Your task. Reply with the count of lines holding "page", nothing more.
╭─ Supplied material
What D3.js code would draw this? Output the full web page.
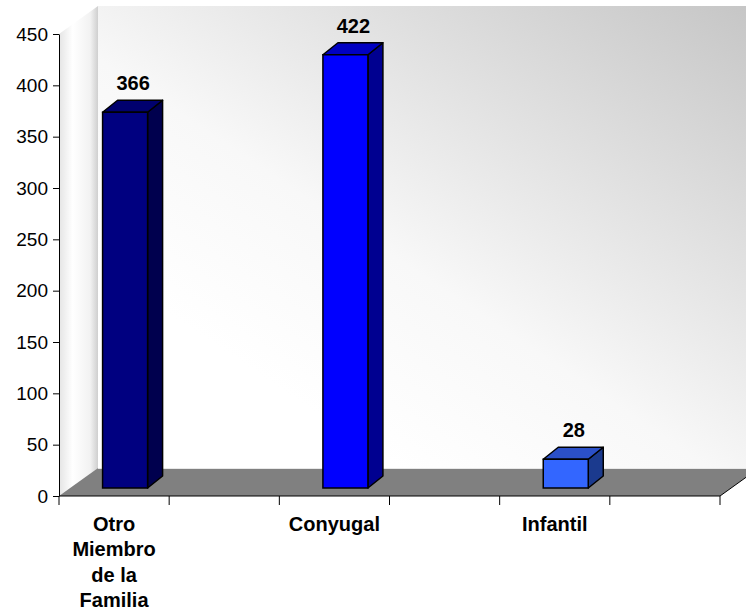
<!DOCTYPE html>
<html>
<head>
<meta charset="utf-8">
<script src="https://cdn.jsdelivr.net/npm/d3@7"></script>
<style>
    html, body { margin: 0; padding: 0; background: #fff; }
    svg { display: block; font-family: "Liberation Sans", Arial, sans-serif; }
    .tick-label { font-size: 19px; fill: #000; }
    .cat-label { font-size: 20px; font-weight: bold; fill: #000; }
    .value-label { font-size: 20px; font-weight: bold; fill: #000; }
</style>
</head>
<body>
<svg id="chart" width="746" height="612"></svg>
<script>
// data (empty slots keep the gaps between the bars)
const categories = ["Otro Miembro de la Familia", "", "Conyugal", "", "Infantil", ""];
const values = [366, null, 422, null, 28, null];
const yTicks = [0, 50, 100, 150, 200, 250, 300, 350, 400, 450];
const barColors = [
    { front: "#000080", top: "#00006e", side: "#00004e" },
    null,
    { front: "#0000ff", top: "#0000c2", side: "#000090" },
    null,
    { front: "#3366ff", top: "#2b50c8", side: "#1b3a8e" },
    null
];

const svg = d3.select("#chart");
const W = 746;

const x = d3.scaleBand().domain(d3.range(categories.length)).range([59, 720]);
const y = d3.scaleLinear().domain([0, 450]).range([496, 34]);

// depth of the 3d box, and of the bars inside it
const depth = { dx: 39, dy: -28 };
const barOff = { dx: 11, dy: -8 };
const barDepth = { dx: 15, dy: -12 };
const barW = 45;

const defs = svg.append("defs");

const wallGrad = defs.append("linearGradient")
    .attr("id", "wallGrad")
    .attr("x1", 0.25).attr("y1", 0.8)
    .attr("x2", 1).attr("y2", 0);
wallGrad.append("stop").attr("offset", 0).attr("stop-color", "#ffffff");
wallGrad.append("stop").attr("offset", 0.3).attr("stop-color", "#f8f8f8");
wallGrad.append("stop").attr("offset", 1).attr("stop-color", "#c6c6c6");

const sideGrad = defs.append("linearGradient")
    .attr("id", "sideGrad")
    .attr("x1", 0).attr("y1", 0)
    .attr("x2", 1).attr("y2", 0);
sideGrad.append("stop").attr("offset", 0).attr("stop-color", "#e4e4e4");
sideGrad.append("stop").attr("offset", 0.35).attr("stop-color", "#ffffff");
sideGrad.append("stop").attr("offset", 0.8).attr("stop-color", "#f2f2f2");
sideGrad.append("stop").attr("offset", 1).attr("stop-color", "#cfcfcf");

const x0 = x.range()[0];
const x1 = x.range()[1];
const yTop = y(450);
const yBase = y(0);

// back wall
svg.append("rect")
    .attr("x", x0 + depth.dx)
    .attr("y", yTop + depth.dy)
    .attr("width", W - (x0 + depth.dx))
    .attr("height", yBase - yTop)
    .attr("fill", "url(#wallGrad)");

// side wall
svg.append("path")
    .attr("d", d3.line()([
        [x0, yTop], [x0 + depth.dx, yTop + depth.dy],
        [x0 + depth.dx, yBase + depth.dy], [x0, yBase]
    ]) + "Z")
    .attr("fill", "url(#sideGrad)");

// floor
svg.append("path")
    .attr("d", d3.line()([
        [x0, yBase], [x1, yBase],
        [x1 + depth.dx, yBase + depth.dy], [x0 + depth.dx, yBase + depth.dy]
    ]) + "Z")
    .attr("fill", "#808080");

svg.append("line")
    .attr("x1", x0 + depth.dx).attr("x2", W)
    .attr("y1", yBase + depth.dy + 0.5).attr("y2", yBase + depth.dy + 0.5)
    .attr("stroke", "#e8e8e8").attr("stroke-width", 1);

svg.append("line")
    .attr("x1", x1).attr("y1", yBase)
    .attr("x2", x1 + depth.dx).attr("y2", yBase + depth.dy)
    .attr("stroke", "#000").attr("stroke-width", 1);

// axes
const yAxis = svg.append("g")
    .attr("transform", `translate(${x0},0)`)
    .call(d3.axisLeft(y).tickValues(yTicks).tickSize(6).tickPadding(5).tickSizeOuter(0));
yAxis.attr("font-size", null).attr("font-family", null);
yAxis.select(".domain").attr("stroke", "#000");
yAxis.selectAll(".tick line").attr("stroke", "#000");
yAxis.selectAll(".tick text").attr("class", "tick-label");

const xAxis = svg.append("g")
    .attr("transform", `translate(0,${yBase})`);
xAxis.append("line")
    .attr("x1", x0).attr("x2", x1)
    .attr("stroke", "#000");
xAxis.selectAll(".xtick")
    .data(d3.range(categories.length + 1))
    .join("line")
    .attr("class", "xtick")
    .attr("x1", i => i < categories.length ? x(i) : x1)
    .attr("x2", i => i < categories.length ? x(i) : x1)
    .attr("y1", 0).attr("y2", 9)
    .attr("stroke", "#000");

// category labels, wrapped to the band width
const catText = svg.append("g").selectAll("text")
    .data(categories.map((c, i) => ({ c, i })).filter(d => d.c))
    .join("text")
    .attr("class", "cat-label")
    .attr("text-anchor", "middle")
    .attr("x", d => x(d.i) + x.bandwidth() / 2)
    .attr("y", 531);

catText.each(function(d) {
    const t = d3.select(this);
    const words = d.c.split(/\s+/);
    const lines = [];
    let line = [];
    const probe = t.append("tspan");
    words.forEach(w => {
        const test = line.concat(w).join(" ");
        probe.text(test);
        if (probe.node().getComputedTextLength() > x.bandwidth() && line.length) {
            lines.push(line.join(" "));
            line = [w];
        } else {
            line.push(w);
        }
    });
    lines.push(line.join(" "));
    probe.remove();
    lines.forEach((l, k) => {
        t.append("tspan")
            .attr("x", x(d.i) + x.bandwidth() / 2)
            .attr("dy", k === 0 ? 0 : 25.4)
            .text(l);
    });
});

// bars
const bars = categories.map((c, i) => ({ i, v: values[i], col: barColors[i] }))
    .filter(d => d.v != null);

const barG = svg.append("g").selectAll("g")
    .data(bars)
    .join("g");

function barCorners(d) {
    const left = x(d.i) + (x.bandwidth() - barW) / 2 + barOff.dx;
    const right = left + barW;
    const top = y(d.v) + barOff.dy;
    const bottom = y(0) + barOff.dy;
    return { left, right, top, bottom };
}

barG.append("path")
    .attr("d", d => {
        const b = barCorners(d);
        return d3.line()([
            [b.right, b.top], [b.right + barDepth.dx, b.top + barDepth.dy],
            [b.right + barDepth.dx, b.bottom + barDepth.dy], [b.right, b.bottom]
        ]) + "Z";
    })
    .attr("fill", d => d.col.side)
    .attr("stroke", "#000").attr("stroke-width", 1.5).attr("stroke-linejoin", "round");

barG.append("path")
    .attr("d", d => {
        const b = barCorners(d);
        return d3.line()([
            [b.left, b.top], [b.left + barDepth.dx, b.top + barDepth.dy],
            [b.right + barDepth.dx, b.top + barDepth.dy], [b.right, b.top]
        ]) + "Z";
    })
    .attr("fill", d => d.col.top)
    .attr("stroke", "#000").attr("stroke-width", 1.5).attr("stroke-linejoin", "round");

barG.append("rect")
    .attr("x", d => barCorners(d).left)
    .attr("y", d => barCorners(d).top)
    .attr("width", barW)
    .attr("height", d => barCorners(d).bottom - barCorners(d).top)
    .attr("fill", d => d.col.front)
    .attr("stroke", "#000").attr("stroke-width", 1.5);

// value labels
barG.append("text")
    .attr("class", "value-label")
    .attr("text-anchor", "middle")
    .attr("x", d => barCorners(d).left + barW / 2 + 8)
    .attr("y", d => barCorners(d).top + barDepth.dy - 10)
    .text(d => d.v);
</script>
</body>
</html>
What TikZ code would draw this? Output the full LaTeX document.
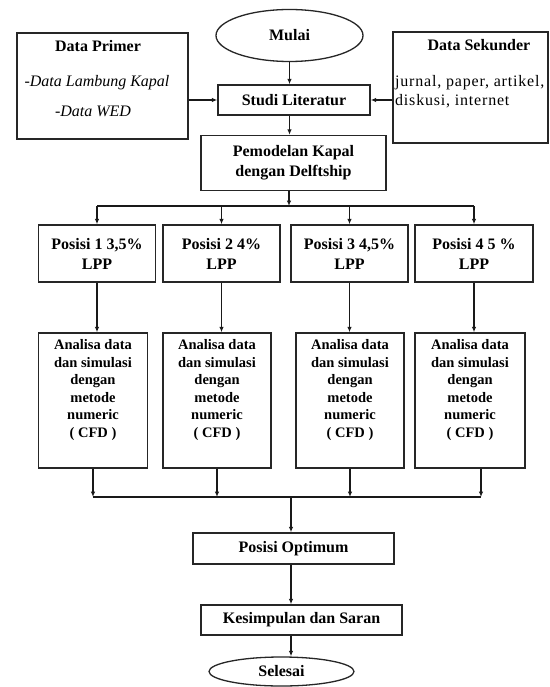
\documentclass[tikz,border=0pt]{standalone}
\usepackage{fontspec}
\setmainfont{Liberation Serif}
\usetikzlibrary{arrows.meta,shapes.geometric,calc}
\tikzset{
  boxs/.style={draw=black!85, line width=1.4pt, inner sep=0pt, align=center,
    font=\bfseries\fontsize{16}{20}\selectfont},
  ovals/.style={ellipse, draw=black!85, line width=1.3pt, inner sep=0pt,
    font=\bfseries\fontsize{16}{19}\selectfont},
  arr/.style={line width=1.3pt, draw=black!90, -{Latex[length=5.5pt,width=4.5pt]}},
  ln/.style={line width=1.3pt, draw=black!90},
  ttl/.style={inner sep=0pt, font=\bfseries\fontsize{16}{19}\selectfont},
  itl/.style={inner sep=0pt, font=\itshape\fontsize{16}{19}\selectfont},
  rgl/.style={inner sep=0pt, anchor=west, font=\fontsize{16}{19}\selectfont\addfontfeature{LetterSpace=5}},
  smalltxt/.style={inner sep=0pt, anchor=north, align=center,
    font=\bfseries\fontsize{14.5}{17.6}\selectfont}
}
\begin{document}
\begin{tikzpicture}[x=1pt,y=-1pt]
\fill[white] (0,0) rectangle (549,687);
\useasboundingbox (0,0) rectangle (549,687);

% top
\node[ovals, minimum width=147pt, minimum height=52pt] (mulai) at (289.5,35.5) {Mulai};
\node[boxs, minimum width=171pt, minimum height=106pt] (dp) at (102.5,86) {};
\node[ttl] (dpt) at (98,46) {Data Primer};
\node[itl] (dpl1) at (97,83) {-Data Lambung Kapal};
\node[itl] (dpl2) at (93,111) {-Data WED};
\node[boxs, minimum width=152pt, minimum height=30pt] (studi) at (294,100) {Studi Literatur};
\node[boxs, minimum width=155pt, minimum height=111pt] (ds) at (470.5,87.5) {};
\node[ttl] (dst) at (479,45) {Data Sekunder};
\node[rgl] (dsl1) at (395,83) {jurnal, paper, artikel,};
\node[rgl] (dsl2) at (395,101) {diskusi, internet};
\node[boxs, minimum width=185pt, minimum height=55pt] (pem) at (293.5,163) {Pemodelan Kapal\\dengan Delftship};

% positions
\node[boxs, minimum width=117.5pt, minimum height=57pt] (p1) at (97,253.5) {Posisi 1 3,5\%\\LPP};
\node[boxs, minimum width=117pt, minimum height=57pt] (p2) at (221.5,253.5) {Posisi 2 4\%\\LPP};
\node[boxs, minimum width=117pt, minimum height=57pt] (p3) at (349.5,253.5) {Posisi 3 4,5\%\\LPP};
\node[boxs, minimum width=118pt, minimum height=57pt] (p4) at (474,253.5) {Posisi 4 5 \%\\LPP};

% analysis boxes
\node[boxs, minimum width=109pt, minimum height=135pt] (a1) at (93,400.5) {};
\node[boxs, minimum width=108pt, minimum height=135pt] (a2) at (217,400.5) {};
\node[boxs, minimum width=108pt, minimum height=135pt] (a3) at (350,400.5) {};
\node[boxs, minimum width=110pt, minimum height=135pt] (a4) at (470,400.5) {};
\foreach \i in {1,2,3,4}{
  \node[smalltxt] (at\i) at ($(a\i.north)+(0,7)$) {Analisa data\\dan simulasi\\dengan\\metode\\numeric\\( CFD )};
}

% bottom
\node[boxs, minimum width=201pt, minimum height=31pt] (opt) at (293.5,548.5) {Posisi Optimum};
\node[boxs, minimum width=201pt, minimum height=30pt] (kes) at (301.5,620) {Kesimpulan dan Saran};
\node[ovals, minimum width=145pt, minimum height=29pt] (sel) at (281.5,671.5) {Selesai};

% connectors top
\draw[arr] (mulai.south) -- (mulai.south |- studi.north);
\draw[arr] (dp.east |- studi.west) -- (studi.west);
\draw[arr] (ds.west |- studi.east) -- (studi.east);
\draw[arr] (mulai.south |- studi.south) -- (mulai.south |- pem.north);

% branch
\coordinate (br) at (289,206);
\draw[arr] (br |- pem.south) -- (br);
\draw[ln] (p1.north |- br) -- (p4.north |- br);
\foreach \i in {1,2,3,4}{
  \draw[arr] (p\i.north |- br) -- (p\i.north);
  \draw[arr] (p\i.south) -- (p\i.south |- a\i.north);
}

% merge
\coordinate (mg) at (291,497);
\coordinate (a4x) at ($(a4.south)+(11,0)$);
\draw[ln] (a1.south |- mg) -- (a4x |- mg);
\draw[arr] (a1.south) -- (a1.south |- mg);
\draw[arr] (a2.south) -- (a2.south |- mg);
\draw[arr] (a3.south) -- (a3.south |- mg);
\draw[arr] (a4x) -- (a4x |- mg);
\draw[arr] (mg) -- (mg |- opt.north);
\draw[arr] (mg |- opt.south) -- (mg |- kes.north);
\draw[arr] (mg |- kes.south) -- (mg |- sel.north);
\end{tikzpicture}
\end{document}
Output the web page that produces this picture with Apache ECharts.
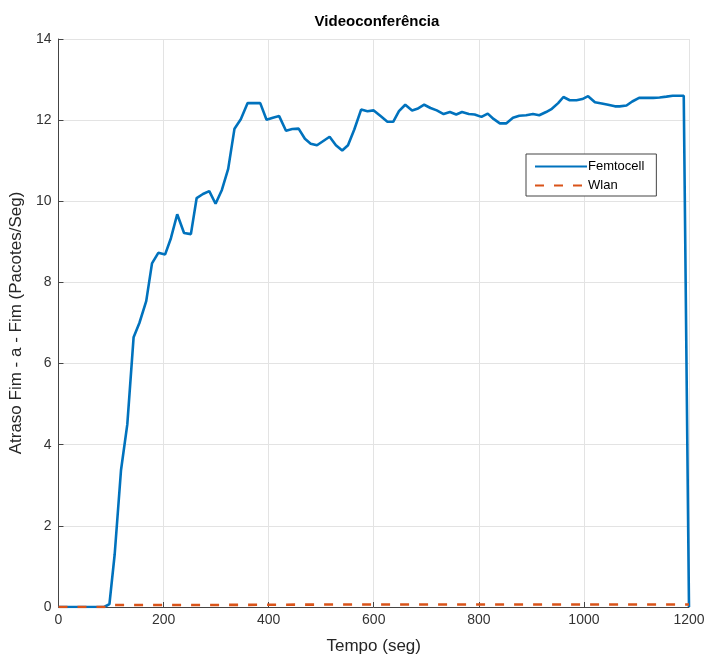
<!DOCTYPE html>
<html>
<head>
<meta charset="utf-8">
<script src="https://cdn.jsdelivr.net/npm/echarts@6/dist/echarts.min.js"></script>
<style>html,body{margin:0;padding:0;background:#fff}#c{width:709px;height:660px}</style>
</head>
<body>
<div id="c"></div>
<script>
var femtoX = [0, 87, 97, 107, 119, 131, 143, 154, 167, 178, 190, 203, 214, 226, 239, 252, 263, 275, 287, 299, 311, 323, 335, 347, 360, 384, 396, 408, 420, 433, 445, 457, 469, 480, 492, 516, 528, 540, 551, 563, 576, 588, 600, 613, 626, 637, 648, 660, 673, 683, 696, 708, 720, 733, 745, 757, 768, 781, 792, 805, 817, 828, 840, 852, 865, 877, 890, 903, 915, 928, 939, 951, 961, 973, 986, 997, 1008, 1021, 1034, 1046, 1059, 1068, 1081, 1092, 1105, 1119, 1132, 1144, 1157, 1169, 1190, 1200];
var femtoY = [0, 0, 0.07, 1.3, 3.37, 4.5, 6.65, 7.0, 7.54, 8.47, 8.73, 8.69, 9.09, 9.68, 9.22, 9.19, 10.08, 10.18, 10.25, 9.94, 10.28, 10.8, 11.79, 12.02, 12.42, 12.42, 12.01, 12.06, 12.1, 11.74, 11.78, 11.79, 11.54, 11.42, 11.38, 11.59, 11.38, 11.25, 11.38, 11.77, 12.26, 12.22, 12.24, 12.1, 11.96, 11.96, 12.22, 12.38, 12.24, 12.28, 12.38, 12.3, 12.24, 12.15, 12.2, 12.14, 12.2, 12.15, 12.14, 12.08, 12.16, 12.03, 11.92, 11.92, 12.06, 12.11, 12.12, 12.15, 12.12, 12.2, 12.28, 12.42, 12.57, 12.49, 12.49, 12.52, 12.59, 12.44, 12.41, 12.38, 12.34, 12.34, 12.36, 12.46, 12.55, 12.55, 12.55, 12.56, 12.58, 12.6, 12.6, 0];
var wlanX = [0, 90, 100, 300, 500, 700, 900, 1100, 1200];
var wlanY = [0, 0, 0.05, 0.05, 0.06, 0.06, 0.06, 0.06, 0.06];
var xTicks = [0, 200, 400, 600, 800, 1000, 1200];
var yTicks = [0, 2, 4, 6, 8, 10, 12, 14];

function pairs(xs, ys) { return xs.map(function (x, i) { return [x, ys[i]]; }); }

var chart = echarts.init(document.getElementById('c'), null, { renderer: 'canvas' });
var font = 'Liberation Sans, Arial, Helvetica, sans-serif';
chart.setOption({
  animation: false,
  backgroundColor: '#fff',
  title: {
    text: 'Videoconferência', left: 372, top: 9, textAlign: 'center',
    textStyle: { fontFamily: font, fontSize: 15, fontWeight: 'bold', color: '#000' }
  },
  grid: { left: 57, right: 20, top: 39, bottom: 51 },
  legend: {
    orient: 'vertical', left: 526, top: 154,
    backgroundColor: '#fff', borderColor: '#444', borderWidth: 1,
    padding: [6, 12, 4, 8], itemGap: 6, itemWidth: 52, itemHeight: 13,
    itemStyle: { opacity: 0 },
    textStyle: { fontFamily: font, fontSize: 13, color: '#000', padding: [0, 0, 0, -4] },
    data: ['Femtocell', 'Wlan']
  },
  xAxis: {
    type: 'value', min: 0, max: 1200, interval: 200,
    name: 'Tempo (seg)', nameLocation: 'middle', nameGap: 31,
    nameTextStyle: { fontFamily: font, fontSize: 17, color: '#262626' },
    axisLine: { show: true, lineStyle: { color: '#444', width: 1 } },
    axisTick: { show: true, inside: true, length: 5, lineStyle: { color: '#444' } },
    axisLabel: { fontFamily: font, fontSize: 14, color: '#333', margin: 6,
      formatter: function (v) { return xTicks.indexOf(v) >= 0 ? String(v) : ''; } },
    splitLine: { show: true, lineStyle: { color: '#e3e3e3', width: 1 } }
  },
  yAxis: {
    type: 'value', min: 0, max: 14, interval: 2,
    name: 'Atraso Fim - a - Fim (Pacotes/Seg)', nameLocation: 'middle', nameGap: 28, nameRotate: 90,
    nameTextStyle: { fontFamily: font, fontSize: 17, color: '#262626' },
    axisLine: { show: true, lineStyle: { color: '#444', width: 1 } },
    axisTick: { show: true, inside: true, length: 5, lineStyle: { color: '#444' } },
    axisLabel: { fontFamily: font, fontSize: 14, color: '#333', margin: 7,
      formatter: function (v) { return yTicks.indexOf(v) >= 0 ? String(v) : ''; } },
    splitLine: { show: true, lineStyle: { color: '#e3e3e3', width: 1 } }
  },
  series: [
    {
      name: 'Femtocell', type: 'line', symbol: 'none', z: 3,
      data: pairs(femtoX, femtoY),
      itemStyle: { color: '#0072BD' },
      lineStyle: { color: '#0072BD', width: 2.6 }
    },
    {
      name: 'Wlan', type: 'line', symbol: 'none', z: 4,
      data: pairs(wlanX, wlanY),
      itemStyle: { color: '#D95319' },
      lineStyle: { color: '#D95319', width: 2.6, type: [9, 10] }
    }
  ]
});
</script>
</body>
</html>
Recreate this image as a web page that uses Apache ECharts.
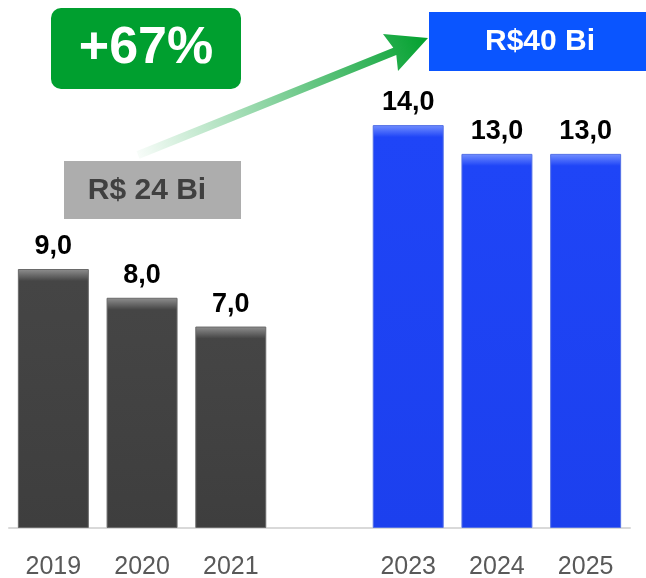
╰─
Task result. 3